In online education specifically, the silence of an invisible student process is often felt more strongly than the presence of their inputs. And when an educator sees only a final submission, they are often left with a disheartening lens: is this misconduct, or disengagement?

A path of support and validate - positive integrity - flips this. Instead of assuming a cohort of suspects, universities provide the infrastructure for students to develop and document their journey. It replaces the silence of invisible work with visible effort, intent, and demonstrated authorship, not because they are being watched while this is happening because that chooses a path of surveillance - but because they have been given the opportunity to develop on their own, with agency; and then show their own efforts and thinking.

3. Assessment design has shouldered the burden.

It has been suggested that educators can "design" their way out of this challenge - 'just re-design assessment'.

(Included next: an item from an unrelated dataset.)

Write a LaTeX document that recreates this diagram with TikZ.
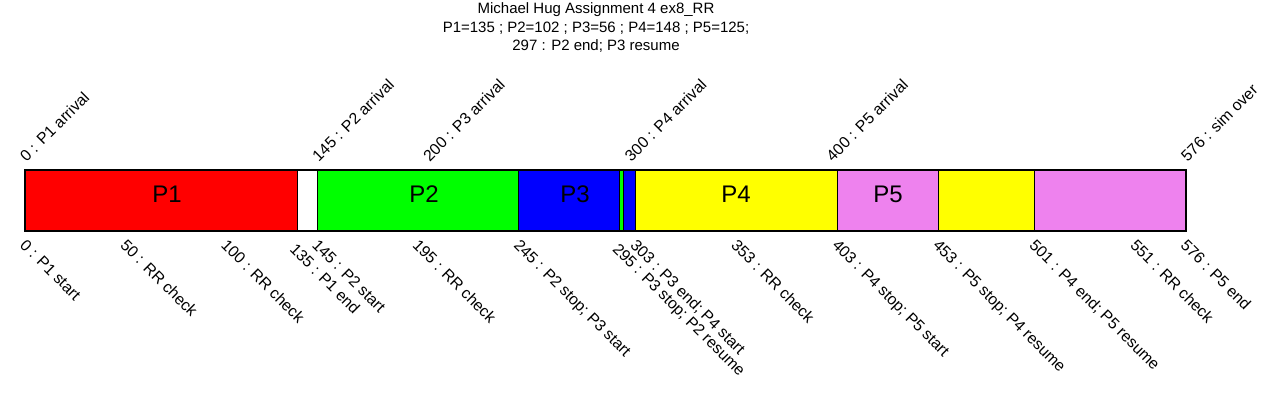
\documentclass[tikz,border=0pt]{standalone}
\usepackage{fontspec}
\setmainfont{Liberation Sans}
\definecolor{pviolet}{RGB}{238,130,238}
\definecolor{pred}{RGB}{255,0,0}
\definecolor{pgreen}{RGB}{0,255,0}
\definecolor{pblue}{RGB}{0,0,255}
\definecolor{pyellow}{RGB}{255,255,0}
\newcommand\tx[1]{(25+2.015625*#1)}
\begin{document}
\begin{tikzpicture}[x=1pt,y=-1pt,
  seg/.style={draw=black,line width=1pt},
  titletext/.style={font=\fontsize{15}{18}\selectfont,inner sep=0pt,align=center},
  toplabel/.style={font=\fontsize{15.8}{18}\selectfont,inner sep=0pt,rotate=45,anchor=base west},
  botlabel/.style={font=\fontsize{15.8}{18}\selectfont,inner sep=0pt,rotate=-45,anchor=north west},
  proclabel/.style={font=\fontsize{24}{28}\selectfont,inner sep=0pt}]
\useasboundingbox (0,0) rectangle (1280,420);
% title
\node[titletext] (t1) at (596,9.5) {Michael Hug Assignment 4 ex8\_RR};
\node[titletext] (t2) at (596,28) {P1=135 ; P2=102 ; P3=56 ; P4=148 ; P5=125;};
\node[titletext] (t3) at (596,46) {297 : P2 end; P3 resume};
% segments
\path[seg,fill=pred]    ({\tx{0}},170)   rectangle ({\tx{135}},231);
\path[seg,fill=white]   ({\tx{135}},170) rectangle ({\tx{145}},231);
\path[seg,fill=pgreen]  ({\tx{145}},170) rectangle ({\tx{245}},231);
\path[seg,fill=pblue]   ({\tx{245}},170) rectangle ({\tx{295}},231);
\path[seg,fill=pgreen]  ({\tx{295}},170) rectangle ({\tx{297}},231);
\path[seg,fill=pblue]   ({\tx{297}},170) rectangle ({\tx{303}},231);
\path[seg,fill=pyellow] ({\tx{303}},170) rectangle ({\tx{403}},231);
\path[seg,fill=pviolet] ({\tx{403}},170) rectangle ({\tx{453}},231);
\path[seg,fill=pyellow] ({\tx{453}},170) rectangle ({\tx{501}},231);
\path[seg,fill=pviolet] ({\tx{501}},170) rectangle ({\tx{576}},231);
\draw[line width=2pt] ({\tx{0}},170) rectangle ({\tx{576}},231);
% process labels
\node[proclabel] (p1) at (167,194.5) {P1};
\node[proclabel] (p2) at (424,194.5) {P2};
\node[proclabel] (p3) at (575,194.5) {P3};
\node[proclabel] (p4) at (736,194.5) {P4};
\node[proclabel] (p5) at (888,194.5) {P5};
% top labels
\node[toplabel] (a0)   at ({\tx{0}+1.5},162.5)   {0 : P1 arrival};
\node[toplabel] (a145) at ({\tx{145}+1.5},162.5) {145 : P2 arrival};
\node[toplabel] (a200) at ({\tx{200}+1.5},162.5) {200 : P3 arrival};
\node[toplabel] (a300) at ({\tx{300}+1.5},162.5) {300 : P4 arrival};
\node[toplabel] (a400) at ({\tx{400}+1.5},162.5) {400 : P5 arrival};
\node[toplabel] (a576) at ({\tx{576}+1.5},162.5) {576 : sim over};
% bottom labels
\node[botlabel] (b0)   at ({\tx{0}+2},238)   {0 : P1 start};
\node[botlabel] (b50)  at ({\tx{50}+2},238)  {50 : RR check};
\node[botlabel] (b100) at ({\tx{100}+2},238) {100 : RR check};
\node[botlabel] (b135) at ({\tx{135}},242) {135 : P1 end};
\node[botlabel] (b145) at ({\tx{145}+2},238) {145 : P2 start};
\node[botlabel] (b195) at ({\tx{195}+2},238) {195 : RR check};
\node[botlabel] (b245) at ({\tx{245}+2},238) {245 : P2 stop; P3 start};
\node[botlabel] (b295) at ({\tx{295}},242) {295 : P3 stop; P2 resume};
\node[botlabel] (b303) at ({\tx{303}+2},238) {303 : P3 end; P4 start};
\node[botlabel] (b353) at ({\tx{353}+2},238) {353 : RR check};
\node[botlabel] (b403) at ({\tx{403}+2},238) {403 : P4 stop; P5 start};
\node[botlabel] (b453) at ({\tx{453}+2},238) {453 : P5 stop; P4 resume};
\node[botlabel] (b501) at ({\tx{501}+2},238) {501 : P4 end; P5 resume};
\node[botlabel] (b551) at ({\tx{551}+2},238) {551 : RR check};
\node[botlabel] (b576) at ({\tx{576}+2},238) {576 : P5 end};
\end{tikzpicture}
\end{document}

Of course, educators argue that assessment design on its own will not solve an infrastructure and culture problem at the institutional level, or the sector level. The late Professor Tracey Bretag prompted institutions to look to their teaching and learning environments, to consider how surrounding systems also enable - or not - learner behaviour.

Cultural change, safety, and mutual transparency (lifting the 'Eye of Sauron' approach to assessment) are needed within teaching and learning environments, to create safe spaces for learning to effectively take place.

Choosing the support and validate path introduces deliberate, holistic, institutional infrastructure prioritises an environment for learning, for students, educators, and leadership.

4. A "Multi-Lane" approach needs scaffolding to be useful and defensible.

From 2023, many institutions moved quickly to implement highly-regarded, strategic frameworks for using, or not using, AI.

Whether an institution uses two lanes or four or other approaches, a framework's success depends on the infrastructure behind it, based on student agency, and educator choice.

Choosing to support and validate rather than police and punish, lets the university culture move beyond unenforceable policy toward learning and thinking-centred outcomes. It ensures that even in AI-permitted scenarios (or lanes), critical thinking is developing behind student journeys and degrees, and not just resting on a single summative verification at the end.

Making a choice to prioritise learning, not surveillance.

Universities have a choice to make.

Prioritising "tighter controls," even under the guise of student agency, keeps the focus on punitive outcomes, burdens teachers with policing, and further erodes the trust essential for learning.

On the other hand, the strongest universities of the next decade will be those that can speak to their awarded degrees with confidence: "This degree is a guarantee that we helped this human learn to think critically, for themselves and with others". These institutions will no longer rest their reputation on the 'absence' of something as narrow and unsupportable as detected misconduct, but on the defensible 'presence' of learning development from the students themselves.